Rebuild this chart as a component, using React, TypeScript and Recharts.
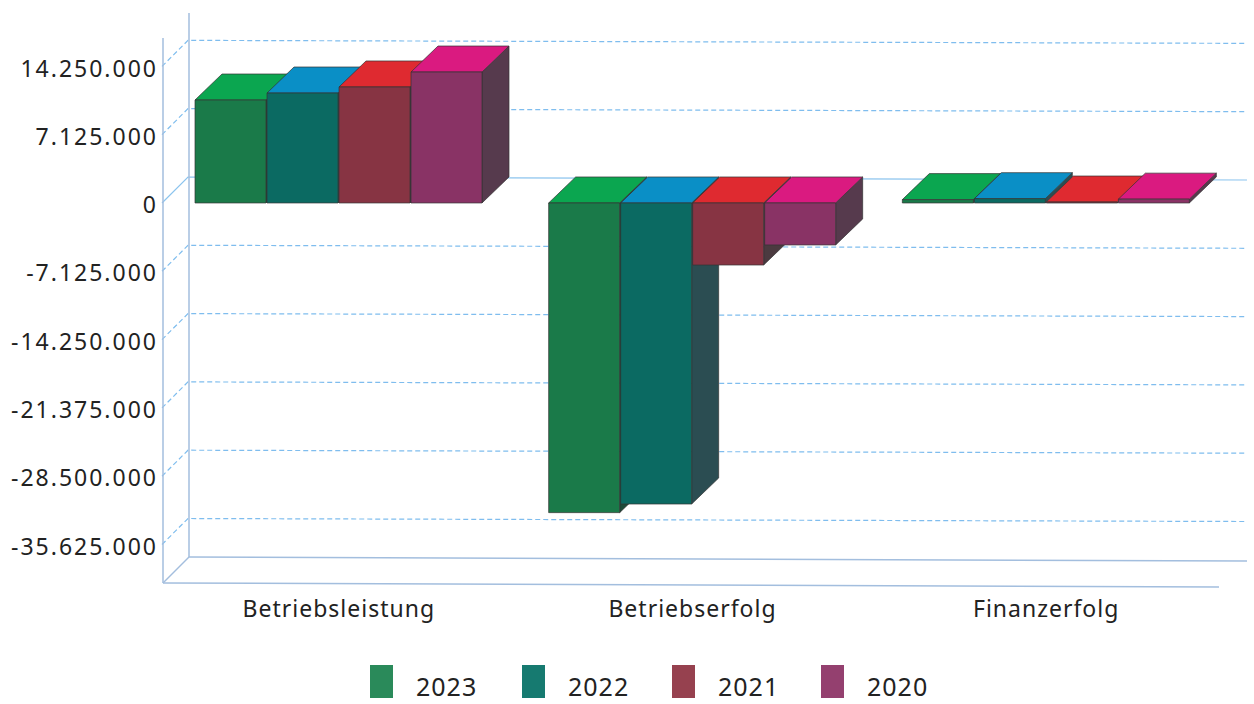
import { BarChart, Bar, XAxis, YAxis, CartesianGrid, Legend } from 'recharts';

const categories = ['Betriebsleistung', 'Betriebserfolg', 'Finanzerfolg'];
const values2023 = [10740000, -32300000, 350000];
const values2022 = [11470000, -31400000, 450000];
const values2021 = [12100000, -6470000, 100000];
const values2020 = [13660000, -4380000, 400000];
const yTicks = [14250000, 7125000, 0, -7125000, -14250000, -21375000, -28500000, -35625000];
const yDomain = [-39640000, 17000000];

const data = categories.map((name, i) => ({
  name,
  y2023: values2023[i],
  y2022: values2022[i],
  y2021: values2021[i],
  y2020: values2020[i],
}));

// front, top and side colours of the fake 3D columns
const series = [
  { key: 'y2023', name: '2023', front: '#1a7a49', top: '#0ba650', side: '#1d4a38', legend: '#2a8a5a' },
  { key: 'y2022', name: '2022', front: '#0b6a62', top: '#0a8fc6', side: '#2b4d52', legend: '#167a70' },
  { key: 'y2021', name: '2021', front: '#873443', top: '#df2a30', side: '#4b3a40', legend: '#96414f' },
  { key: 'y2020', name: '2020', front: '#893365', top: '#da1a80', side: '#563a4d', legend: '#94406f' },
];

const WIDTH = 1254;
const HEIGHT = 704;
const PLOT_TOP = 40;
const PLOT_BOTTOM = 583;
const PLOT_LEFT = 162;
const DX = 27;
const DY = -26;
const FONT = '"Noto Sans", sans-serif';
const LINE = '#a3bede';

const zeroY =
  PLOT_TOP + ((PLOT_BOTTOM - PLOT_TOP) * yDomain[1]) / (yDomain[1] - yDomain[0]);

const Column = (props: any) => {
  const { x, y, width, height, front, top, side } = props;
  const y0 = Math.min(y, y + height);
  const y1 = Math.max(y, y + height);
  return (
    <g stroke="#333" strokeOpacity={0.7} strokeWidth={1} strokeLinejoin="round">
      <polygon
        points={`${x + width},${y0} ${x + width + DX},${y0 + DY} ${x + width + DX},${y1 + DY} ${x + width},${y1}`}
        fill={side}
      />
      <polygon
        points={`${x},${y0} ${x + width},${y0} ${x + width + DX},${y0 + DY} ${x + DX},${y0 + DY}`}
        fill={top}
      />
      <rect x={x} y={y0} width={width} height={Math.max(y1 - y0, 1)} fill={front} />
    </g>
  );
};

// grid line runs over the left wall, then along the back wall with the scan's slight slope
const gridLine = (props: any) => {
  // the grid also gives the plot's top and bottom edge, which the reference does not draw
  if (Math.abs(props.y1 - PLOT_TOP) < 1 || Math.abs(props.y1 - PLOT_BOTTOM) < 1) {
    return <g key={props.key} />;
  }
  const isZero = Math.abs(props.y1 - zeroY) < 1;
  const backY = props.y1 - 26;
  return (
    <path
      key={props.key}
      d={`M${props.x1},${props.y1} L${props.x1 + 26},${backY} L1247,${backY + 3}`}
      fill="none"
      stroke={isZero ? '#8cc4ee' : '#7fbdee'}
      strokeWidth={1.2}
      strokeDasharray={isZero ? undefined : '5 3'}
    />
  );
};

const LegendContent = (props: any) => (
  <div style={{ position: 'relative', height: 80 }}>
    {(props.payload || []).map((entry: any, i: number) => {
      const s = series[i];
      const left = [370, 522, 672, 821][i];
      return (
        <div key={entry.value}>
          <div
            style={{
              position: 'absolute',
              left,
              top: 41,
              width: 23,
              height: 33,
              background: s.legend,
            }}
          />
          <span
            style={{
              position: 'absolute',
              left: left + 46,
              top: 48,
              fontFamily: FONT,
              fontSize: 25,
              lineHeight: '28px',
              letterSpacing: 1,
              whiteSpace: 'nowrap',
              color: '#222',
            }}
          >
            {entry.value}
          </span>
        </div>
      );
    })}
  </div>
);

export default function App() {
  return (
    <div style={{ position: 'absolute', left: 0, top: 0, width: WIDTH, height: HEIGHT, background: '#fff' }}>
      <BarChart
        width={WIDTH}
        height={HEIGHT}
        data={data}
        margin={{ top: PLOT_TOP, right: 31, bottom: 0, left: 0 }}
        barSize={71}
        barGap={1}
      >
        <line x1={189} y1={13} x2={189} y2={557} stroke={LINE} strokeWidth={1.5} />
        <line x1={163} y1={38} x2={163} y2={583} stroke={LINE} strokeWidth={1.5} />
        <line x1={163} y1={583} x2={189} y2={557} stroke={LINE} strokeWidth={1.5} />
        <line x1={189} y1={557} x2={1247} y2={561} stroke={LINE} strokeWidth={1.5} />
        <line x1={163} y1={583} x2={1219} y2={587} stroke={LINE} strokeWidth={1.5} />
        <CartesianGrid vertical={false} horizontal={gridLine} />
        <XAxis
          dataKey="name"
          axisLine={false}
          tickLine={false}
          height={41}
          tickMargin={12}
          interval={0}
          tick={{ fill: '#222', fontFamily: FONT, fontSize: 23, letterSpacing: 1 }}
        />
        <YAxis
          width={PLOT_LEFT}
          domain={yDomain}
          ticks={yTicks}
          interval={0}
          axisLine={false}
          tickLine={false}
          tickSize={0}
          tickMargin={4}
          tickFormatter={(v: number) => v.toLocaleString('de-DE')}
          tick={{ fill: '#222', fontFamily: FONT, fontSize: 23, letterSpacing: 2, dy: 2 }}
        />
        <Legend verticalAlign="bottom" height={80} itemSorter={null} content={<LegendContent />} />
        {series.map((s) => (
          <Bar
            key={s.key}
            dataKey={s.key}
            name={s.name}
            fill={s.front}
            isAnimationActive={false}
            shape={(p: any) => <Column {...p} front={s.front} top={s.top} side={s.side} />}
          />
        ))}
      </BarChart>
    </div>
  );
}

================================

§ Aim
Exclude the pictures. Write out the remaining data exactly.

§ Result for this task
Rebuild this chart as a component, using React, TypeScript and Recharts.
import { BarChart, Bar, XAxis, YAxis, CartesianGrid, Legend } from 'recharts';

const categories = ['Betriebsleistung', 'Betriebserfolg', 'Finanzerfolg'];
const values2023 = [10740000, -32300000, 350000];
const values2022 = [11470000, -31400000, 450000];
const values2021 = [12100000, -6470000, 100000];
const values2020 = [13660000, -4380000, 400000];
const yTicks = [14250000, 7125000, 0, -7125000, -14250000, -21375000, -28500000, -35625000];
const yDomain = [-39640000, 17000000];

const data = categories.map((name, i) => ({
  name,
  y2023: values2023[i],
  y2022: values2022[i],
  y2021: values2021[i],
  y2020: values2020[i],
}));

// front, top and side colours of the fake 3D columns
const series = [
  { key: 'y2023', name: '2023', front: '#1a7a49', top: '#0ba650', side: '#1d4a38', legend: '#2a8a5a' },
  { key: 'y2022', name: '2022', front: '#0b6a62', top: '#0a8fc6', side: '#2b4d52', legend: '#167a70' },
  { key: 'y2021', name: '2021', front: '#873443', top: '#df2a30', side: '#4b3a40', legend: '#96414f' },
  { key: 'y2020', name: '2020', front: '#893365', top: '#da1a80', side: '#563a4d', legend: '#94406f' },
];

const WIDTH = 1254;
const HEIGHT = 704;
const PLOT_TOP = 40;
const PLOT_BOTTOM = 583;
const PLOT_LEFT = 162;
const DX = 27;
const DY = -26;
const FONT = '"Noto Sans", sans-serif';
const LINE = '#a3bede';

const zeroY =
  PLOT_TOP + ((PLOT_BOTTOM - PLOT_TOP) * yDomain[1]) / (yDomain[1] - yDomain[0]);

const Column = (props: any) => {
  const { x, y, width, height, front, top, side } = props;
  const y0 = Math.min(y, y + height);
  const y1 = Math.max(y, y + height);
  return (
    <g stroke="#333" strokeOpacity={0.7} strokeWidth={1} strokeLinejoin="round">
      <polygon
        points={`${x + width},${y0} ${x + width + DX},${y0 + DY} ${x + width + DX},${y1 + DY} ${x + width},${y1}`}
        fill={side}
      />
      <polygon
        points={`${x},${y0} ${x + width},${y0} ${x + width + DX},${y0 + DY} ${x + DX},${y0 + DY}`}
        fill={top}
      />
      <rect x={x} y={y0} width={width} height={Math.max(y1 - y0, 1)} fill={front} />
    </g>
  );
};

// grid line runs over the left wall, then along the back wall with the scan's slight slope
const gridLine = (props: any) => {
  // the grid also gives the plot's top and bottom edge, which the reference does not draw
  if (Math.abs(props.y1 - PLOT_TOP) < 1 || Math.abs(props.y1 - PLOT_BOTTOM) < 1) {
    return <g key={props.key} />;
  }
  const isZero = Math.abs(props.y1 - zeroY) < 1;
  const backY = props.y1 - 26;
  return (
    <path
      key={props.key}
      d={`M${props.x1},${props.y1} L${props.x1 + 26},${backY} L1247,${backY + 3}`}
      fill="none"
      stroke={isZero ? '#8cc4ee' : '#7fbdee'}
      strokeWidth={1.2}
      strokeDasharray={isZero ? undefined : '5 3'}
    />
  );
};

const LegendContent = (props: any) => (
  <div style={{ position: 'relative', height: 80 }}>
    {(props.payload || []).map((entry: any, i: number) => {
      const s = series[i];
      const left = [370, 522, 672, 821][i];
      return (
        <div key={entry.value}>
          <div
            style={{
              position: 'absolute',
              left,
              top: 41,
              width: 23,
              height: 33,
              background: s.legend,
            }}
          />
          <span
            style={{
              position: 'absolute',
              left: left + 46,
              top: 48,
              fontFamily: FONT,
              fontSize: 25,
              lineHeight: '28px',
              letterSpacing: 1,
              whiteSpace: 'nowrap',
              color: '#222',
            }}
          >
            {entry.value}
          </span>
        </div>
      );
    })}
  </div>
);

export default function App() {
  return (
    <div style={{ position: 'absolute', left: 0, top: 0, width: WIDTH, height: HEIGHT, background: '#fff' }}>
      <BarChart
        width={WIDTH}
        height={HEIGHT}
        data={data}
        margin={{ top: PLOT_TOP, right: 31, bottom: 0, left: 0 }}
        barSize={71}
        barGap={1}
      >
        <line x1={189} y1={13} x2={189} y2={557} stroke={LINE} strokeWidth={1.5} />
        <line x1={163} y1={38} x2={163} y2={583} stroke={LINE} strokeWidth={1.5} />
        <line x1={163} y1={583} x2={189} y2={557} stroke={LINE} strokeWidth={1.5} />
        <line x1={189} y1={557} x2={1247} y2={561} stroke={LINE} strokeWidth={1.5} />
        <line x1={163} y1={583} x2={1219} y2={587} stroke={LINE} strokeWidth={1.5} />
        <CartesianGrid vertical={false} horizontal={gridLine} />
        <XAxis
          dataKey="name"
          axisLine={false}
          tickLine={false}
          height={41}
          tickMargin={12}
          interval={0}
          tick={{ fill: '#222', fontFamily: FONT, fontSize: 23, letterSpacing: 1 }}
        />
        <YAxis
          width={PLOT_LEFT}
          domain={yDomain}
          ticks={yTicks}
          interval={0}
          axisLine={false}
          tickLine={false}
          tickSize={0}
          tickMargin={4}
          tickFormatter={(v: number) => v.toLocaleString('de-DE')}
          tick={{ fill: '#222', fontFamily: FONT, fontSize: 23, letterSpacing: 2, dy: 2 }}
        />
        <Legend verticalAlign="bottom" height={80} itemSorter={null} content={<LegendContent />} />
        {series.map((s) => (
          <Bar
            key={s.key}
            dataKey={s.key}
            name={s.name}
            fill={s.front}
            isAnimationActive={false}
            shape={(p: any) => <Column {...p} front={s.front} top={s.top} side={s.side} />}
          />
        ))}
      </BarChart>
    </div>
  );
}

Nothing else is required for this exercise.